Vie 03.04.2015

EL PAíS  › OPINIóN

Grieta de vida

› Por Oscar Luna *

El batallón Puloil estaba conformado con aquellos jóvenes que, por su vida irregular, desordenada o demasiado apegada a los excesos, eran considerados, por algunos, un riesgo para la misión.

Era evidente que no eran tipos fuertes ni preparados y, como la gran mayoría allí, no entendían de armas y menos de estrategias militares. Por tal motivo quizás se les encomendó una tarea claramente menor pero, por qué no, también patriótica: mantener a raya la limpieza de la embarcación.

Cada mañana el batallón Puloil recorría balde en mano, a punta de escobillón, cada milímetro del buque Bahía Buen Suceso, ocupando los espacios que dejaban vacantes sus tantísimos superiores, haciendo uso integral de los camarotes, no sólo para descansar o debatir sobre las banalidades de la contienda, sino para compartir esa intimidad que hace lazo, donde el llanto y la risa se ofrecen también como parte del pacto.

Allí, lejos de la crueldad de un mundo que no les era propio, protegían la libertad de seguir jugando, desafiando el muro con palabras en clave de lo que vendría, rompiendo el silencio, habitando la fisura, provocando su versión, convirtiéndose en usina permanente de información, una voz en fuga. Dueños mágicos de las ilusiones pasajeras del resto de la tripulación, en la penumbra.

Sumergidos y distantes, la travesía los volvió grupo... grupo humano que hace trama, instituye identidad, promueve sentido, para no dejarse arrastrar a la certeza infinita de lo peor por venir, al horror que congela el alma.

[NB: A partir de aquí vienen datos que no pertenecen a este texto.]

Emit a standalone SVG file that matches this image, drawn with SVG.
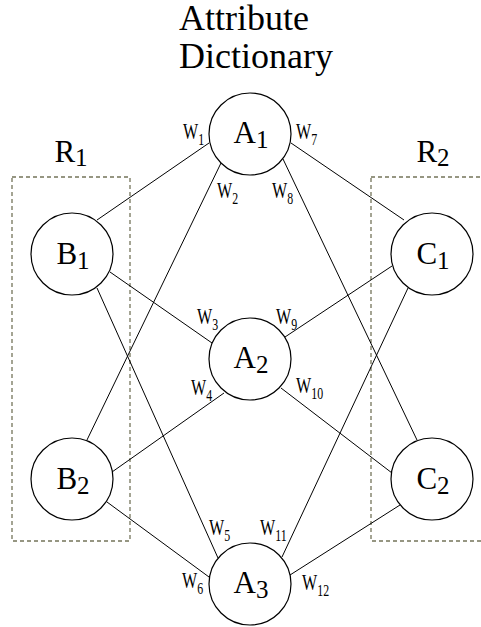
<svg xmlns="http://www.w3.org/2000/svg" width="481" height="627" viewBox="0 0 481 627">
<style>
.bg{fill:#fff}
.node circle{fill:#fff;stroke:#000;stroke-width:1.2}
.lbl{font-family:'Liberation Serif','Times New Roman',serif;font-size:31px;fill:#000;text-anchor:middle}
.sub{font-size:25px}
.w{font-family:'Liberation Serif','Times New Roman',serif;font-size:23px;fill:#000}
.ws{font-size:17px}
.title{font-family:'Liberation Serif','Times New Roman',serif;font-size:36px;fill:#000}
.region{fill:none;stroke:#74745a;stroke-width:1.3;stroke-dasharray:4,3}
#connectors line{stroke:#000;stroke-width:1}
</style>
<rect class="bg" x="0" y="0" width="481" height="627"/>
<g id="title">
<text class="title" x="179" y="30">Attribute</text>
<text class="title" x="179" y="68">Dictionary</text>
</g>
<g id="R1">
<rect class="region" x="12" y="177" width="118" height="364"/>
<text class="lbl" x="71" y="162">R<tspan class="sub" dy="4">1</tspan></text>
</g>
<g id="R2">
<rect class="region" x="371" y="177" width="125" height="364"/>
<text class="lbl" x="433" y="162">R<tspan class="sub" dy="4">2</tspan></text>
</g>
<g id="connectors">
<line x1="209" y1="143" x2="97" y2="220"/>
<line x1="291" y1="143" x2="404" y2="220"/>
<line x1="221" y1="163" x2="86" y2="442"/>
<line x1="283" y1="159" x2="417" y2="440"/>
<line x1="212" y1="343" x2="110" y2="272"/>
<line x1="285" y1="337" x2="392" y2="266"/>
<line x1="224" y1="393" x2="112" y2="472"/>
<line x1="281" y1="388" x2="392" y2="473"/>
<line x1="97" y1="288" x2="218" y2="558"/>
<line x1="107" y1="502" x2="209" y2="577"/>
<line x1="408" y1="288" x2="282" y2="557"/>
<line x1="400" y1="505" x2="290" y2="575"/>
</g>
<g id="weights">
<text class="w" transform="translate(183,139) scale(0.7,1)">W<tspan class="ws" dy="6">1</tspan></text>
<text class="w" transform="translate(296,139) scale(0.7,1)">W<tspan class="ws" dy="6">7</tspan></text>
<text class="w" transform="translate(217,198) scale(0.7,1)">W<tspan class="ws" dy="6">2</tspan></text>
<text class="w" transform="translate(272,198) scale(0.7,1)">W<tspan class="ws" dy="6">8</tspan></text>
<text class="w" transform="translate(197,324) scale(0.7,1)">W<tspan class="ws" dy="6">3</tspan></text>
<text class="w" transform="translate(276,324) scale(0.7,1)">W<tspan class="ws" dy="6">9</tspan></text>
<text class="w" transform="translate(191,395) scale(0.7,1)">W<tspan class="ws" dy="6">4</tspan></text>
<text class="w" transform="translate(296,393) scale(0.7,1)">W<tspan class="ws" dy="6">10</tspan></text>
<text class="w" transform="translate(209,535) scale(0.7,1)">W<tspan class="ws" dy="6">5</tspan></text>
<text class="w" transform="translate(260,535) scale(0.7,1)">W<tspan class="ws" dy="6">11</tspan></text>
<text class="w" transform="translate(182,588) scale(0.7,1)">W<tspan class="ws" dy="6">6</tspan></text>
<text class="w" transform="translate(302,590) scale(0.7,1)">W<tspan class="ws" dy="6">12</tspan></text>
</g>
<g id="A1" class="node"><circle cx="250" cy="134" r="41"/><text class="lbl" x="251" y="143">A<tspan class="sub" dy="5">1</tspan></text></g>
<g id="A2" class="node"><circle cx="250" cy="359" r="41"/><text class="lbl" x="251" y="368">A<tspan class="sub" dy="5">2</tspan></text></g>
<g id="A3" class="node"><circle cx="250" cy="584" r="41"/><text class="lbl" x="251" y="593">A<tspan class="sub" dy="5">3</tspan></text></g>
<g id="B1" class="node"><circle cx="72" cy="254" r="41"/><text class="lbl" x="73" y="264">B<tspan class="sub" dy="5">1</tspan></text></g>
<g id="B2" class="node"><circle cx="72" cy="479" r="41"/><text class="lbl" x="73" y="489">B<tspan class="sub" dy="5">2</tspan></text></g>
<g id="C1" class="node"><circle cx="432" cy="254" r="41"/><text class="lbl" x="433" y="264">C<tspan class="sub" dy="5">1</tspan></text></g>
<g id="C2" class="node"><circle cx="432" cy="479" r="41"/><text class="lbl" x="433" y="489">C<tspan class="sub" dy="5">2</tspan></text></g>
</svg>
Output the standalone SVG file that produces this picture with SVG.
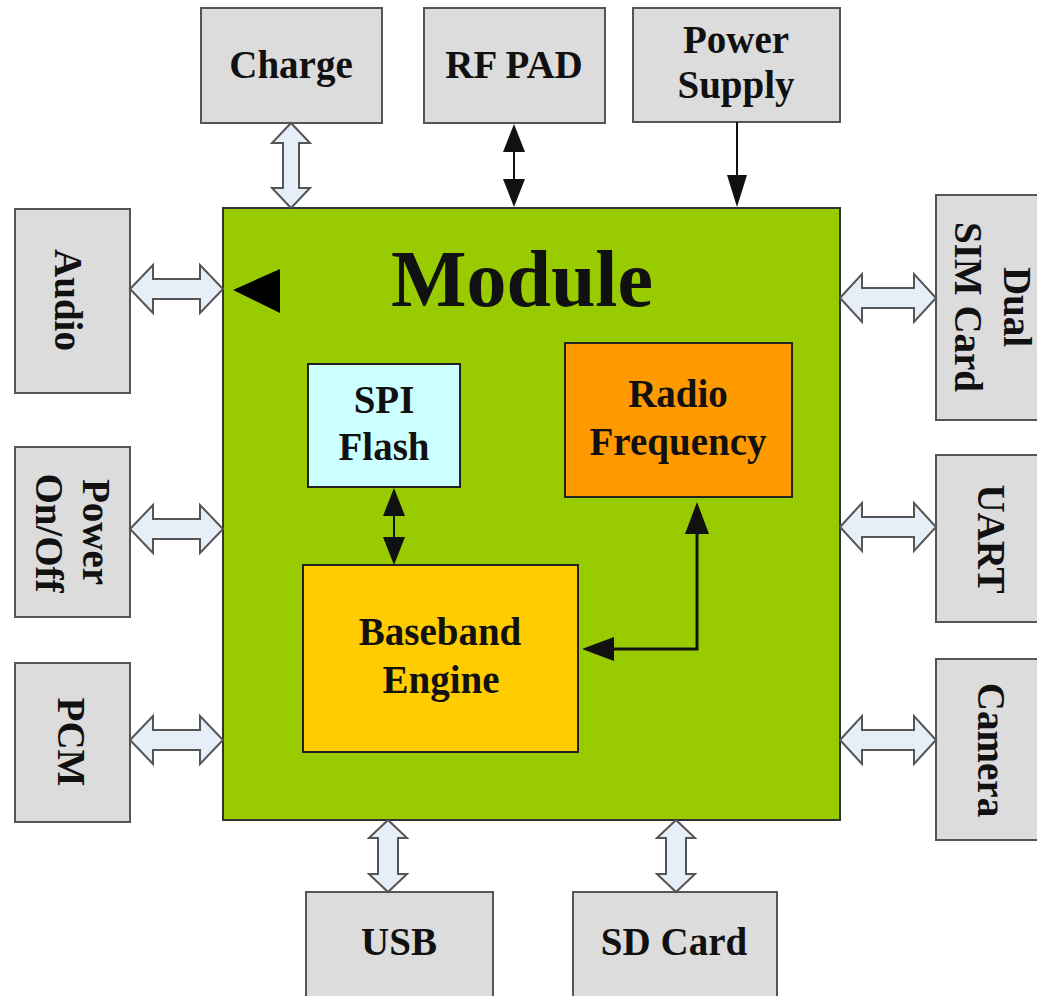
<svg xmlns="http://www.w3.org/2000/svg" width="1037" height="996" viewBox="0 0 1037 996">
<style>
.box{fill:#dcdcdc;stroke:#555;stroke-width:2}
.mod{fill:#99cc00;stroke:#333;stroke-width:2}
.in{stroke:#222;stroke-width:2}
.t{font-family:"Liberation Serif","Times New Roman",serif;font-weight:bold;font-size:39px;fill:#111;text-anchor:middle}
.big{font-size:80px}
.barrow{fill:#e6eef8;stroke:#555;stroke-width:2;stroke-linejoin:miter}
.ln{fill:none;stroke:#111;stroke-width:2}
.ln3{fill:none;stroke:#111;stroke-width:3}
</style>
<defs>
<marker id="ah" viewBox="0 0 28 22" refX="0" refY="11" markerWidth="28" markerHeight="22" markerUnits="userSpaceOnUse" orient="auto-start-reverse"><path d="M0,0 L28,11 L0,22 Z" fill="#111"/></marker>
<marker id="ah2" viewBox="0 0 32 24" refX="0" refY="12" markerWidth="32" markerHeight="24" markerUnits="userSpaceOnUse" orient="auto-start-reverse"><path d="M0,0 L32,12 L0,24 Z" fill="#111"/></marker>
<marker id="ah3" viewBox="0 0 32 20" refX="0" refY="10" markerWidth="32" markerHeight="20" markerUnits="userSpaceOnUse" orient="auto"><path d="M0,0 L32,10 L0,20 Z" fill="#111"/></marker>
</defs>

<g id="module">
<rect class="mod" x="223" y="208" width="617" height="612"/>
<text class="t big" x="522" y="306">Module</text>
<polygon points="233,290 280,269 280,313" fill="#000"/>
</g>

<g id="charge"><rect class="box" x="201" y="8" width="181" height="115"/><text class="t" x="291" y="78">Charge</text></g>
<g id="rfpad"><rect class="box" x="424" y="8" width="181" height="115"/><text class="t" x="514" y="78">RF PAD</text></g>
<g id="powersupply"><rect class="box" x="633" y="8" width="207" height="114"/><text class="t" x="736" y="53">Power</text><text class="t" x="736" y="98">Supply</text></g>

<g id="audio"><rect class="box" x="15" y="209" width="115" height="184"/><text class="t" transform="translate(55,300) rotate(90)">Audio</text></g>
<g id="poweronoff"><rect class="box" x="15" y="447" width="115" height="170"/><text class="t" transform="translate(83,532) rotate(90)">Power</text><text class="t" transform="translate(36,533) rotate(90)">On/Off</text></g>
<g id="pcm"><rect class="box" x="15" y="663" width="115" height="159"/><text class="t" transform="translate(58,742) rotate(90)">PCM</text></g>

<g id="dualsim"><rect class="box" x="936" y="195" width="110" height="225"/><text class="t" transform="translate(1004,307) rotate(90)">Dual</text><text class="t" transform="translate(955,307) rotate(90)">SIM Card</text></g>
<g id="uart"><rect class="box" x="936" y="455" width="110" height="167"/><text class="t" transform="translate(978,539) rotate(90)">UART</text></g>
<g id="camera"><rect class="box" x="936" y="659" width="110" height="181"/><text class="t" transform="translate(978,750) rotate(90)">Camera</text></g>

<g id="usb"><rect class="box" x="306" y="892" width="187" height="110"/><text class="t" x="399" y="955">USB</text></g>
<g id="sdcard"><rect class="box" x="573" y="892" width="204" height="110"/><text class="t" x="674" y="955">SD Card</text></g>

<g id="spiflash"><rect class="in" fill="#ccffff" x="308" y="364" width="152" height="123"/><text class="t" x="384" y="413">SPI</text><text class="t" x="384" y="460">Flash</text></g>
<g id="radiofrequency"><rect class="in" fill="#ff9900" x="565" y="343" width="227" height="154"/><text class="t" x="678" y="407">Radio</text><text class="t" x="678" y="455">Frequency</text></g>
<g id="baseband"><rect class="in" fill="#ffcc00" x="303" y="565" width="275" height="187"/><text class="t" x="440" y="645">Baseband</text><text class="t" x="441" y="693">Engine</text></g>

<g id="connectors">
<path class="barrow" d="M291,123 L310,143 L299,143 L299,188 L310,188 L291,208 L272,188 L283,188 L283,143 L272,143 Z"/>
<path class="ln" d="M514,152 L514,179" marker-start="url(#ah)" marker-end="url(#ah)"/>
<path class="ln" d="M737,122 L737,175" marker-end="url(#ah3)"/>
<path class="barrow" d="M130,289 L153,265 L153,279 L200,279 L200,265 L223,289 L200,313 L200,299 L153,299 L153,313 Z"/>
<path class="barrow" d="M130,529 L153,505 L153,519 L200,519 L200,505 L223,529 L200,553 L200,539 L153,539 L153,553 Z"/>
<path class="barrow" d="M130,740 L153,716 L153,730 L200,730 L200,716 L223,740 L200,764 L200,750 L153,750 L153,764 Z"/>
<path class="barrow" d="M840,298 L862,274 L862,288 L914,288 L914,274 L936,298 L914,322 L914,308 L862,308 L862,322 Z"/>
<path class="barrow" d="M840,527 L862,503 L862,517 L914,517 L914,503 L936,527 L914,551 L914,537 L862,537 L862,551 Z"/>
<path class="barrow" d="M840,740 L862,716 L862,730 L914,730 L914,716 L936,740 L914,764 L914,750 L862,750 L862,764 Z"/>
<path class="barrow" d="M388,820 L407,838 L398,838 L398,874 L407,874 L388,892 L369,874 L378,874 L378,838 L369,838 Z"/>
<path class="barrow" d="M676,820 L695,838 L686,838 L686,874 L695,874 L676,892 L657,874 L666,874 L666,838 L657,838 Z"/>
<path class="ln" d="M394,516 L394,537" marker-start="url(#ah)" marker-end="url(#ah)"/>
<path class="ln3" d="M697,534 L697,649 L614,649" marker-start="url(#ah2)" marker-end="url(#ah2)"/>
</g>
</svg>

Con tiempo y espacios, el grupo se preparó para resistir lo inhumano y sortear el odio que despierta en los hombres el dolor de la muerte próxima. Para preservar lo más sensible y seguir emocionándose con las tardes y las gaviotas, con los amigos de la gloria, con las bahías encantadas de azules fríos y humos distantes, y esas notas olvidadas que se recuperan o se inventan allí, en un instante.

El batallón tenía su fusil en un escobillón, eran niños jugando entre castillos de hierro con olor a escolleras, suturando vivencias y decepciones, amalgamando ilusiones de un mundo mejor.

Entre el grupo nacieron mitos, que aún se recuerdan de tanto en tanto, cuando los fantasmas se visten de gala, beben alcohol y van al encuentro de lo irremediablemente perdido. Su nacimiento de fuego fue una tarde durante un ataque certero de la aviación inglesa. En ese alerta rojo, la tripulación toda debía correr desde el barco encallado en la bahía hasta los pozos de refugios que agujereaban la ciudad. Entonces se dieron cuenta –cada historia arrastra el misterio de la verdad oculta–: todos corrían con fusil, pero había cuatro que corrían con escobas, ése era su arma, el arma con que defendían la tierra amada, la historia y la barriada, pero también la libertad, y la irreverente dignidad de esa mirada inocente y bella que contiene el juego cuando existió una infancia.

* Ex combatiente de Malvinas, psicólogo UBA.